### [Written task]
Extract the lines from the start through the line that holds "6.34, y: 0.61", both included, omitting all images.

### [Dataset section]
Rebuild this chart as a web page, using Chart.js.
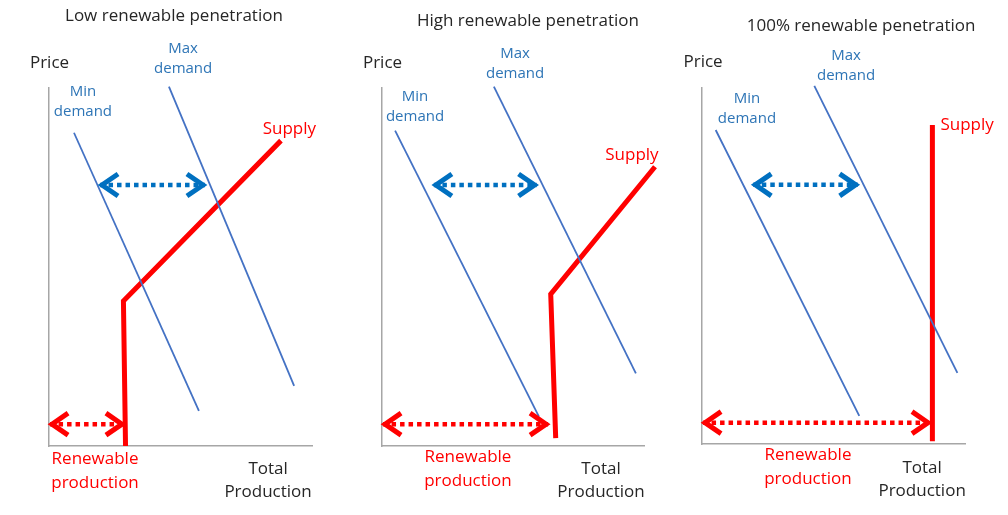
<!DOCTYPE html>
<html>
<head>
<meta charset="utf-8">
<script src="https://cdn.jsdelivr.net/npm/chart.js@4.4.1/dist/chart.umd.min.js"></script>
<style>
	html, body { margin: 0; padding: 0; background: #fff; }
	#wrap { position: relative; width: 1008px; height: 515px; overflow: hidden; }
	#wrap canvas { position: absolute; top: 0; }
</style>
</head>
<body>
<div id="wrap">
	<canvas id="lowChart" width="336" height="515" style="left:0px"></canvas>
	<canvas id="highChart" width="336" height="515" style="left:336px"></canvas>
	<canvas id="fullChart" width="336" height="515" style="left:672px"></canvas>
</div>
<script>
// Panel titles
const panelTitles = ["Low renewable penetration", "High renewable penetration", "100% renewable penetration"];

// Low renewable penetration (x = production, y = price, 0-10 schematic units)
const lowMinDemand = [{ x: 0.95, y: 8.75 }, { x: 5.70, y: 0.98 }];
const lowMaxDemand = [{ x: 4.56, y: 10.04 }, { x: 9.32, y: 1.68 }];
const lowSupply = [{ x: 2.91, y: 0 }, { x: 2.83, y: 4.05 }, { x: 8.82, y: 8.53 }];
const lowDemandRange = [{ x: 1.94, y: 7.29 }, { x: 5.93, y: 7.29 }];
const lowRenewable = [{ x: 0.04, y: 0.61 }, { x: 2.85, y: 0.61 }];

// High renewable penetration
const highMinDemand = [{ x: 0.50, y: 8.81 }, { x: 5.99, y: 0.82 }];
const highMaxDemand = [{ x: 4.27, y: 10.04 }, { x: 9.69, y: 2.03 }];
const highSupply = [{ x: 6.63, y: 0.22 }, { x: 6.44, y: 4.24 }, { x: 10.42, y: 7.80 }];
const highDemandRange = [{ x: 1.98, y: 7.29 }, { x: 5.90, y: 7.29 }];
const highRenewable = [{ x: 0.04, y: 0.61 }, { x: 6.34, y: 0.61 }];

// 100% renewable penetration
const fullMinDemand = [{ x: 0.52, y: 8.82 }, { x: 5.98, y: 0.79 }];
const fullMaxDemand = [{ x: 4.27, y: 10.06 }, { x: 9.71, y: 2.00 }];
const fullSupply = [{ x: 8.76, y: 0.08 }, { x: 8.76, y: 8.96 }];
const fullDemandRange = [{ x: 1.95, y: 7.28 }, { x: 5.92, y: 7.28 }];
const fullRenewable = [{ x: 0.04, y: 0.60 }, { x: 8.67, y: 0.60 }];

const BLUE_LINE = "#4472C4";
const BLUE_ARROW = "#0070C0";
const BLUE_TEXT = "#2E75B6";
const RED = "#FF0000";
const DARK = "#262626";
const FONT = "'Open Sans', 'Noto Sans', sans-serif";

// Plugin: chevron arrowheads on both ends of datasets marked with arrow: true
const arrowHeads = {
	id: "arrowHeads",
	afterDatasetsDraw(chart) {
		const ctx = chart.ctx;
		chart.data.datasets.forEach((ds, i) => {
			if (!ds.arrow) return;
			const pts = chart.getDatasetMeta(i).data;
			const a = pts[0], b = pts[pts.length - 1];
			ctx.save();
			ctx.strokeStyle = ds.borderColor;
			ctx.lineWidth = 5;
			ctx.lineJoin = "miter";
			ctx.lineCap = "butt";
			[[a, 1], [b, -1]].forEach(([p, dir]) => {
				ctx.beginPath();
				ctx.moveTo(p.x + dir * 18, p.y - 11);
				ctx.lineTo(p.x + dir * 2, p.y);
				ctx.lineTo(p.x + dir * 18, p.y + 11);
				ctx.stroke();
			});
			ctx.restore();
		});
	}
};

// Plugin: text labels placed at data coordinates
const panelLabels = {
	id: "panelLabels",
	afterDraw(chart, args, opts) {
		const ctx = chart.ctx;
		const xs = chart.scales.x, ys = chart.scales.y;
		(opts.labels || []).forEach((lab) => {
			const px = xs.getPixelForValue(lab.x);
			const py = ys.getPixelForValue(lab.y);
			const lh = lab.lineHeight || 20;
			ctx.save();
			ctx.font = (lab.size || 17) + "px " + FONT;
			ctx.fillStyle = lab.color;
			ctx.textAlign = "center";
			ctx.textBaseline = "middle";
			lab.lines.forEach((line, k) => {
				ctx.fillText(line, px, py + (k - (lab.lines.length - 1) / 2) * lh);
			});
			ctx.restore();
		});
	}
};

function lineSet(points, color, width, extra) {
	return Object.assign({
		data: points,
		showLine: true,
		borderColor: color,
		borderWidth: width,
		pointRadius: 0,
		fill: false,
		tension: 0,
		clip: false,
		borderCapStyle: "butt",
		borderJoinStyle: "miter"
	}, extra || {});
}

function makePanel(canvasId, title, sets, padding, labelPos) {
	const ctx = document.getElementById(canvasId).getContext("2d");
	const axis = (fitKey) => ({
		type: "linear",
		min: 0,
		max: 10,
		grid: { display: false, drawTicks: false },
		ticks: { display: false },
		border: { display: true, color: "#a6a6a6", width: 1.5 },
		afterFit: (s) => { s[fitKey] = 0; }
	});
	const labels = [
		{ lines: [title], x: labelPos.title[0], y: labelPos.title[1], color: DARK },
		{ lines: ["Price"], x: labelPos.price[0], y: labelPos.price[1], color: DARK },
		{ lines: ["Min", "demand"], x: labelPos.min[0], y: labelPos.min[1], color: BLUE_TEXT, lineHeight: 20, size: 15 },
		{ lines: ["Max", "demand"], x: labelPos.max[0], y: labelPos.max[1], color: BLUE_TEXT, lineHeight: 20, size: 15 },
		{ lines: ["Supply"], x: labelPos.supply[0], y: labelPos.supply[1], color: RED },
		{ lines: ["Renewable", "production"], x: labelPos.renew[0], y: labelPos.renew[1], color: RED, lineHeight: 24 },
		{ lines: ["Total", "Production"], x: labelPos.total[0], y: labelPos.total[1], color: DARK, lineHeight: 23 }
	];
	return new Chart(ctx, {
		type: "scatter",
		data: {
			datasets: [
				lineSet(sets.minDemand, BLUE_LINE, 1.8),
				lineSet(sets.maxDemand, BLUE_LINE, 1.8),
				lineSet(sets.demandRange, BLUE_ARROW, 4.5, { borderDash: [4.5, 4], arrow: true }),
				lineSet(sets.renewable, RED, 4.5, { borderDash: [4.5, 4], arrow: true }),
				lineSet(sets.supply, RED, 5)
			]
		},
		options: {
			responsive: false,
			animation: false,
			layout: { padding: padding },
			scales: { x: axis("height"), y: axis("width") },
			plugins: {
				legend: { display: false },
				tooltip: { enabled: false },
				panelLabels: { labels: labels }
			}
		},
		plugins: [arrowHeads, panelLabels]
	});
}

makePanel("lowChart", panelTitles[0],
	{ minDemand: lowMinDemand, maxDemand: lowMaxDemand, supply: lowSupply, demandRange: lowDemandRange, renewable: lowRenewable },
	{ left: 49, right: 24, top: 88, bottom: 69 },
	{ title: [4.75, 12.01], price: [0.02, 10.70], min: [1.29, 9.61], max: [5.10, 10.81], supply: [9.14, 8.85], renew: [1.75, -0.70], total: [8.33, -0.96] });

makePanel("highChart", panelTitles[1],
	{ minDemand: highMinDemand, maxDemand: highMaxDemand, supply: highSupply, demandRange: highDemandRange, renewable: highRenewable },
	{ left: 46, right: 28, top: 88, bottom: 69 },
	{ title: [5.57, 11.87], price: [0.02, 10.70], min: [1.26, 9.48], max: [5.08, 10.67], supply: [9.54, 8.13], renew: [3.28, -0.66], total: [8.36, -0.96] });

makePanel("fullChart", panelTitles[2],
	{ minDemand: fullMinDemand, maxDemand: fullMaxDemand, supply: fullSupply, demandRange: fullDemandRange, renewable: fullRenewable },
	{ left: 30, right: 43, top: 88, bottom: 71 },
	{ title: [6.05, 11.74], price: [0.04, 10.73], min: [1.71, 9.41], max: [5.48, 10.62], supply: [10.08, 8.96], renew: [4.03, -0.66], total: [8.37, -1.00] });
</script>
</body>
</html>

### [Result of this task]
Rebuild this chart as a web page, using Chart.js.
<!DOCTYPE html>
<html>
<head>
<meta charset="utf-8">
<script src="https://cdn.jsdelivr.net/npm/chart.js@4.4.1/dist/chart.umd.min.js"></script>
<style>
	html, body { margin: 0; padding: 0; background: #fff; }
	#wrap { position: relative; width: 1008px; height: 515px; overflow: hidden; }
	#wrap canvas { position: absolute; top: 0; }
</style>
</head>
<body>
<div id="wrap">
	<canvas id="lowChart" width="336" height="515" style="left:0px"></canvas>
	<canvas id="highChart" width="336" height="515" style="left:336px"></canvas>
	<canvas id="fullChart" width="336" height="515" style="left:672px"></canvas>
</div>
<script>
// Panel titles
const panelTitles = ["Low renewable penetration", "High renewable penetration", "100% renewable penetration"];

// Low renewable penetration (x = production, y = price, 0-10 schematic units)
const lowMinDemand = [{ x: 0.95, y: 8.75 }, { x: 5.70, y: 0.98 }];
const lowMaxDemand = [{ x: 4.56, y: 10.04 }, { x: 9.32, y: 1.68 }];
const lowSupply = [{ x: 2.91, y: 0 }, { x: 2.83, y: 4.05 }, { x: 8.82, y: 8.53 }];
const lowDemandRange = [{ x: 1.94, y: 7.29 }, { x: 5.93, y: 7.29 }];
const lowRenewable = [{ x: 0.04, y: 0.61 }, { x: 2.85, y: 0.61 }];

// High renewable penetration
const highMinDemand = [{ x: 0.50, y: 8.81 }, { x: 5.99, y: 0.82 }];
const highMaxDemand = [{ x: 4.27, y: 10.04 }, { x: 9.69, y: 2.03 }];
const highSupply = [{ x: 6.63, y: 0.22 }, { x: 6.44, y: 4.24 }, { x: 10.42, y: 7.80 }];
const highDemandRange = [{ x: 1.98, y: 7.29 }, { x: 5.90, y: 7.29 }];
const highRenewable = [{ x: 0.04, y: 0.61 }, { x: 6.34, y: 0.61 }];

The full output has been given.